- **YOUR OBJECTIVE**:
Word for word, copy all the data and drop the pictures.

- **SOURCE MATERIAL**:

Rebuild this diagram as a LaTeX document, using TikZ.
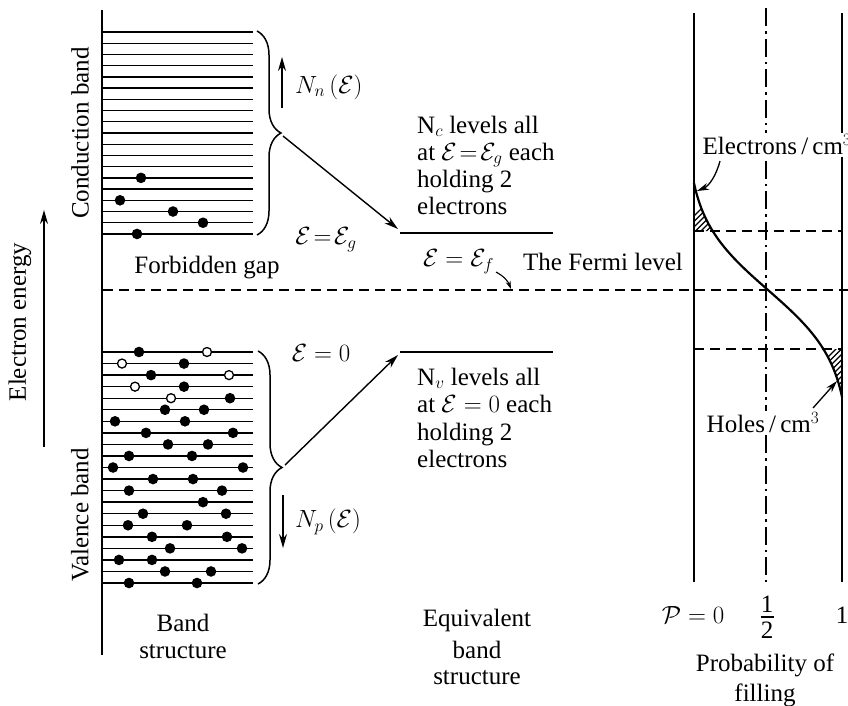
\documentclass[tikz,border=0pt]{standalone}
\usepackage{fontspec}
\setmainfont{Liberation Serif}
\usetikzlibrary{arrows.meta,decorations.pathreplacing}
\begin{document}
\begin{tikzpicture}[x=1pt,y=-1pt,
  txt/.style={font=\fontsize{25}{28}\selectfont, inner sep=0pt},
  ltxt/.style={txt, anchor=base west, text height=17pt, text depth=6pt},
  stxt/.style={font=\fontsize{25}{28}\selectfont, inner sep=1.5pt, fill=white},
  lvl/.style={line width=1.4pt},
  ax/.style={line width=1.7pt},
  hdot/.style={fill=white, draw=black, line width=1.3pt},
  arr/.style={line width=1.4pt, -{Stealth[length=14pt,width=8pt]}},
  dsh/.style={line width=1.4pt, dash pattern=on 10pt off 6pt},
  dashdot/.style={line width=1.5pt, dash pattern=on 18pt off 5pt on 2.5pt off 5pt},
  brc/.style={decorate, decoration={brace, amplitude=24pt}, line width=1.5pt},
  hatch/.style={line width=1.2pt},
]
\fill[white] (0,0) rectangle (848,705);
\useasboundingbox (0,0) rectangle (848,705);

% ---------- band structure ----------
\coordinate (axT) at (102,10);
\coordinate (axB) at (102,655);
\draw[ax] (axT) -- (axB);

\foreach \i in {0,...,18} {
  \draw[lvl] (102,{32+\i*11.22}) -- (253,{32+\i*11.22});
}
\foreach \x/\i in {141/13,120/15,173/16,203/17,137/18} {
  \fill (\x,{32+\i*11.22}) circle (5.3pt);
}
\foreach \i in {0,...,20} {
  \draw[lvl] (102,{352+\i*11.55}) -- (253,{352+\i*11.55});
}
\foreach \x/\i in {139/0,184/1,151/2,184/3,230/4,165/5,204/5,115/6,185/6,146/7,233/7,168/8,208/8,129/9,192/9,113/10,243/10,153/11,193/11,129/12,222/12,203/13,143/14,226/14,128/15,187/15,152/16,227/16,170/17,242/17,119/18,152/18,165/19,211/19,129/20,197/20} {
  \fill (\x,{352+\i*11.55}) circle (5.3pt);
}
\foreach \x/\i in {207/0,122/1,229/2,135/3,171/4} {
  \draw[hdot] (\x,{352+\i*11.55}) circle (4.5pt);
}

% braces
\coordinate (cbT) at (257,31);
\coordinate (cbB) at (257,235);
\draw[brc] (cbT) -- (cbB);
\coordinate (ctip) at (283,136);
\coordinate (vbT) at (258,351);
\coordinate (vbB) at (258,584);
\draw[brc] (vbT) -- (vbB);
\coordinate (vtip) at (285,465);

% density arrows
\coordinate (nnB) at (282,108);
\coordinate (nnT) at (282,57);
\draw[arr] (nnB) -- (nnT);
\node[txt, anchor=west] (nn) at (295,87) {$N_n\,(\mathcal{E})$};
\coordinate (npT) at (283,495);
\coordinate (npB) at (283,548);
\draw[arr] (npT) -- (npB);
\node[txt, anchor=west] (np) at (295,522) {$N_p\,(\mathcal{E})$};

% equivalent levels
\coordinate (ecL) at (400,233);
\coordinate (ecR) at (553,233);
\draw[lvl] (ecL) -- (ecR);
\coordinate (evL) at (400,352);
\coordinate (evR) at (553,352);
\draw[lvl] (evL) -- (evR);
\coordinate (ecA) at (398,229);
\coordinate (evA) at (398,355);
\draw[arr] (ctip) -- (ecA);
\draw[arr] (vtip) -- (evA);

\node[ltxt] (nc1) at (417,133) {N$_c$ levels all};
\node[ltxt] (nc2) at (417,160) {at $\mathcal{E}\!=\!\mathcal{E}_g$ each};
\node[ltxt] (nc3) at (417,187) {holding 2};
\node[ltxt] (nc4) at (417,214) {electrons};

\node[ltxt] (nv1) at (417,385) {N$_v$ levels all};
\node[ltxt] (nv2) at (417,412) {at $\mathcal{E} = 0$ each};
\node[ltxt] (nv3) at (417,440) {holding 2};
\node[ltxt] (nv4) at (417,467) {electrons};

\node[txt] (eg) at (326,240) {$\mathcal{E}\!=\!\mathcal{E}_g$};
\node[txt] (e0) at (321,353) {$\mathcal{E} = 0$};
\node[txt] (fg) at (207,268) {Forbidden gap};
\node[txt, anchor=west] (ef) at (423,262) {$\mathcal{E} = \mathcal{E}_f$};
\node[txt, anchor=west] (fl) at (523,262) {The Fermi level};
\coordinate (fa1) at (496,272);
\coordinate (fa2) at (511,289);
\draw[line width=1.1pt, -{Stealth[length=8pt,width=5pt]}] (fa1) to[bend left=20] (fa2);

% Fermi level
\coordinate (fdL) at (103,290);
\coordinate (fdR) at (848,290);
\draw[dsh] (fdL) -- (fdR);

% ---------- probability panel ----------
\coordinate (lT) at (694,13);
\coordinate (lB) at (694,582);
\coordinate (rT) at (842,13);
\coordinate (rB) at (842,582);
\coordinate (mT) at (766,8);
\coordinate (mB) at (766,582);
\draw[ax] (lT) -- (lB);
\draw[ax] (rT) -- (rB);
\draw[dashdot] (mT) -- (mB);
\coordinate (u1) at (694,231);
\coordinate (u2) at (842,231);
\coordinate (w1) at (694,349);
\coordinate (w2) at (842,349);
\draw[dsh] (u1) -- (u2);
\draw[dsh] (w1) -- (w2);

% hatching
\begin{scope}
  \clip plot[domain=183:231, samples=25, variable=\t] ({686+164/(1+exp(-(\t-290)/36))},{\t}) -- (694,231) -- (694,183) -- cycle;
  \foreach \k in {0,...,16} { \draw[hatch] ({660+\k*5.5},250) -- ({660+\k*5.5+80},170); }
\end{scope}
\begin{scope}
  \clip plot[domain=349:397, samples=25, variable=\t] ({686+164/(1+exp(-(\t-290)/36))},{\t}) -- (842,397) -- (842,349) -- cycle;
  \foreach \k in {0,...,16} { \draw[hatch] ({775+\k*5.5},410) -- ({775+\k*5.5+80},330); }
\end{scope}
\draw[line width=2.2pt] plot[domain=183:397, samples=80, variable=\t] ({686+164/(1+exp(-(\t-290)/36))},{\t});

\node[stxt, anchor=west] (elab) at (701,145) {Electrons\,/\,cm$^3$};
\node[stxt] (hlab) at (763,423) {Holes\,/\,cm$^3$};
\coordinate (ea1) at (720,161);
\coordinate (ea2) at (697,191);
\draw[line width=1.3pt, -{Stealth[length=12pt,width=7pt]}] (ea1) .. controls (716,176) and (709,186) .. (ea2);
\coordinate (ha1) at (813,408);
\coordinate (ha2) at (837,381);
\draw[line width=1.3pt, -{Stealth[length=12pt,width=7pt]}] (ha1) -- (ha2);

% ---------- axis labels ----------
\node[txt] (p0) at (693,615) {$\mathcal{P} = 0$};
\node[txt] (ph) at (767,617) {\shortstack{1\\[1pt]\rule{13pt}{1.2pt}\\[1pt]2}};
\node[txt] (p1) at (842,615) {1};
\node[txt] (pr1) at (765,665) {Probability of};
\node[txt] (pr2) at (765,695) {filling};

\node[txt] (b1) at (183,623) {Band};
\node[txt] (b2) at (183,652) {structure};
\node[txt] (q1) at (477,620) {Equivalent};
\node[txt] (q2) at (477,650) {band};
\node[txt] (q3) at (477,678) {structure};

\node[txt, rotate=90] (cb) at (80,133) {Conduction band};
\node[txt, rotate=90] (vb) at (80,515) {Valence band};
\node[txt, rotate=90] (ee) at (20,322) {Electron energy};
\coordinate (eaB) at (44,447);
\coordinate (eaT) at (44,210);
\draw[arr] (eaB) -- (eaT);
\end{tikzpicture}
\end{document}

- **THE RESPONSE**:
Rebuild this diagram as a LaTeX document, using TikZ.
\documentclass[tikz,border=0pt]{standalone}
\usepackage{fontspec}
\setmainfont{Liberation Serif}
\usetikzlibrary{arrows.meta,decorations.pathreplacing}
\begin{document}
\begin{tikzpicture}[x=1pt,y=-1pt,
  txt/.style={font=\fontsize{25}{28}\selectfont, inner sep=0pt},
  ltxt/.style={txt, anchor=base west, text height=17pt, text depth=6pt},
  stxt/.style={font=\fontsize{25}{28}\selectfont, inner sep=1.5pt, fill=white},
  lvl/.style={line width=1.4pt},
  ax/.style={line width=1.7pt},
  hdot/.style={fill=white, draw=black, line width=1.3pt},
  arr/.style={line width=1.4pt, -{Stealth[length=14pt,width=8pt]}},
  dsh/.style={line width=1.4pt, dash pattern=on 10pt off 6pt},
  dashdot/.style={line width=1.5pt, dash pattern=on 18pt off 5pt on 2.5pt off 5pt},
  brc/.style={decorate, decoration={brace, amplitude=24pt}, line width=1.5pt},
  hatch/.style={line width=1.2pt},
]
\fill[white] (0,0) rectangle (848,705);
\useasboundingbox (0,0) rectangle (848,705);

% ---------- band structure ----------
\coordinate (axT) at (102,10);
\coordinate (axB) at (102,655);
\draw[ax] (axT) -- (axB);

\foreach \i in {0,...,18} {
  \draw[lvl] (102,{32+\i*11.22}) -- (253,{32+\i*11.22});
}
\foreach \x/\i in {141/13,120/15,173/16,203/17,137/18} {
  \fill (\x,{32+\i*11.22}) circle (5.3pt);
}
\foreach \i in {0,...,20} {
  \draw[lvl] (102,{352+\i*11.55}) -- (253,{352+\i*11.55});
}
\foreach \x/\i in {139/0,184/1,151/2,184/3,230/4,165/5,204/5,115/6,185/6,146/7,233/7,168/8,208/8,129/9,192/9,113/10,243/10,153/11,193/11,129/12,222/12,203/13,143/14,226/14,128/15,187/15,152/16,227/16,170/17,242/17,119/18,152/18,165/19,211/19,129/20,197/20} {
  \fill (\x,{352+\i*11.55}) circle (5.3pt);
}
\foreach \x/\i in {207/0,122/1,229/2,135/3,171/4} {
  \draw[hdot] (\x,{352+\i*11.55}) circle (4.5pt);
}

% braces
\coordinate (cbT) at (257,31);
\coordinate (cbB) at (257,235);
\draw[brc] (cbT) -- (cbB);
\coordinate (ctip) at (283,136);
\coordinate (vbT) at (258,351);
\coordinate (vbB) at (258,584);
\draw[brc] (vbT) -- (vbB);
\coordinate (vtip) at (285,465);

% density arrows
\coordinate (nnB) at (282,108);
\coordinate (nnT) at (282,57);
\draw[arr] (nnB) -- (nnT);
\node[txt, anchor=west] (nn) at (295,87) {$N_n\,(\mathcal{E})$};
\coordinate (npT) at (283,495);
\coordinate (npB) at (283,548);
\draw[arr] (npT) -- (npB);
\node[txt, anchor=west] (np) at (295,522) {$N_p\,(\mathcal{E})$};

% equivalent levels
\coordinate (ecL) at (400,233);
\coordinate (ecR) at (553,233);
\draw[lvl] (ecL) -- (ecR);
\coordinate (evL) at (400,352);
\coordinate (evR) at (553,352);
\draw[lvl] (evL) -- (evR);
\coordinate (ecA) at (398,229);
\coordinate (evA) at (398,355);
\draw[arr] (ctip) -- (ecA);
\draw[arr] (vtip) -- (evA);

\node[ltxt] (nc1) at (417,133) {N$_c$ levels all};
\node[ltxt] (nc2) at (417,160) {at $\mathcal{E}\!=\!\mathcal{E}_g$ each};
\node[ltxt] (nc3) at (417,187) {holding 2};
\node[ltxt] (nc4) at (417,214) {electrons};

\node[ltxt] (nv1) at (417,385) {N$_v$ levels all};
\node[ltxt] (nv2) at (417,412) {at $\mathcal{E} = 0$ each};
\node[ltxt] (nv3) at (417,440) {holding 2};
\node[ltxt] (nv4) at (417,467) {electrons};

\node[txt] (eg) at (326,240) {$\mathcal{E}\!=\!\mathcal{E}_g$};
\node[txt] (e0) at (321,353) {$\mathcal{E} = 0$};
\node[txt] (fg) at (207,268) {Forbidden gap};
\node[txt, anchor=west] (ef) at (423,262) {$\mathcal{E} = \mathcal{E}_f$};
\node[txt, anchor=west] (fl) at (523,262) {The Fermi level};
\coordinate (fa1) at (496,272);
\coordinate (fa2) at (511,289);
\draw[line width=1.1pt, -{Stealth[length=8pt,width=5pt]}] (fa1) to[bend left=20] (fa2);

% Fermi level
\coordinate (fdL) at (103,290);
\coordinate (fdR) at (848,290);
\draw[dsh] (fdL) -- (fdR);

% ---------- probability panel ----------
\coordinate (lT) at (694,13);
\coordinate (lB) at (694,582);
\coordinate (rT) at (842,13);
\coordinate (rB) at (842,582);
\coordinate (mT) at (766,8);
\coordinate (mB) at (766,582);
\draw[ax] (lT) -- (lB);
\draw[ax] (rT) -- (rB);
\draw[dashdot] (mT) -- (mB);
\coordinate (u1) at (694,231);
\coordinate (u2) at (842,231);
\coordinate (w1) at (694,349);
\coordinate (w2) at (842,349);
\draw[dsh] (u1) -- (u2);
\draw[dsh] (w1) -- (w2);

% hatching
\begin{scope}
  \clip plot[domain=183:231, samples=25, variable=\t] ({686+164/(1+exp(-(\t-290)/36))},{\t}) -- (694,231) -- (694,183) -- cycle;
  \foreach \k in {0,...,16} { \draw[hatch] ({660+\k*5.5},250) -- ({660+\k*5.5+80},170); }
\end{scope}
\begin{scope}
  \clip plot[domain=349:397, samples=25, variable=\t] ({686+164/(1+exp(-(\t-290)/36))},{\t}) -- (842,397) -- (842,349) -- cycle;
  \foreach \k in {0,...,16} { \draw[hatch] ({775+\k*5.5},410) -- ({775+\k*5.5+80},330); }
\end{scope}
\draw[line width=2.2pt] plot[domain=183:397, samples=80, variable=\t] ({686+164/(1+exp(-(\t-290)/36))},{\t});

\node[stxt, anchor=west] (elab) at (701,145) {Electrons\,/\,cm$^3$};
\node[stxt] (hlab) at (763,423) {Holes\,/\,cm$^3$};
\coordinate (ea1) at (720,161);
\coordinate (ea2) at (697,191);
\draw[line width=1.3pt, -{Stealth[length=12pt,width=7pt]}] (ea1) .. controls (716,176) and (709,186) .. (ea2);
\coordinate (ha1) at (813,408);
\coordinate (ha2) at (837,381);
\draw[line width=1.3pt, -{Stealth[length=12pt,width=7pt]}] (ha1) -- (ha2);

% ---------- axis labels ----------
\node[txt] (p0) at (693,615) {$\mathcal{P} = 0$};
\node[txt] (ph) at (767,617) {\shortstack{1\\[1pt]\rule{13pt}{1.2pt}\\[1pt]2}};
\node[txt] (p1) at (842,615) {1};
\node[txt] (pr1) at (765,665) {Probability of};
\node[txt] (pr2) at (765,695) {filling};

\node[txt] (b1) at (183,623) {Band};
\node[txt] (b2) at (183,652) {structure};
\node[txt] (q1) at (477,620) {Equivalent};
\node[txt] (q2) at (477,650) {band};
\node[txt] (q3) at (477,678) {structure};

\node[txt, rotate=90] (cb) at (80,133) {Conduction band};
\node[txt, rotate=90] (vb) at (80,515) {Valence band};
\node[txt, rotate=90] (ee) at (20,322) {Electron energy};
\coordinate (eaB) at (44,447);
\coordinate (eaT) at (44,210);
\draw[arr] (eaB) -- (eaT);
\end{tikzpicture}
\end{document}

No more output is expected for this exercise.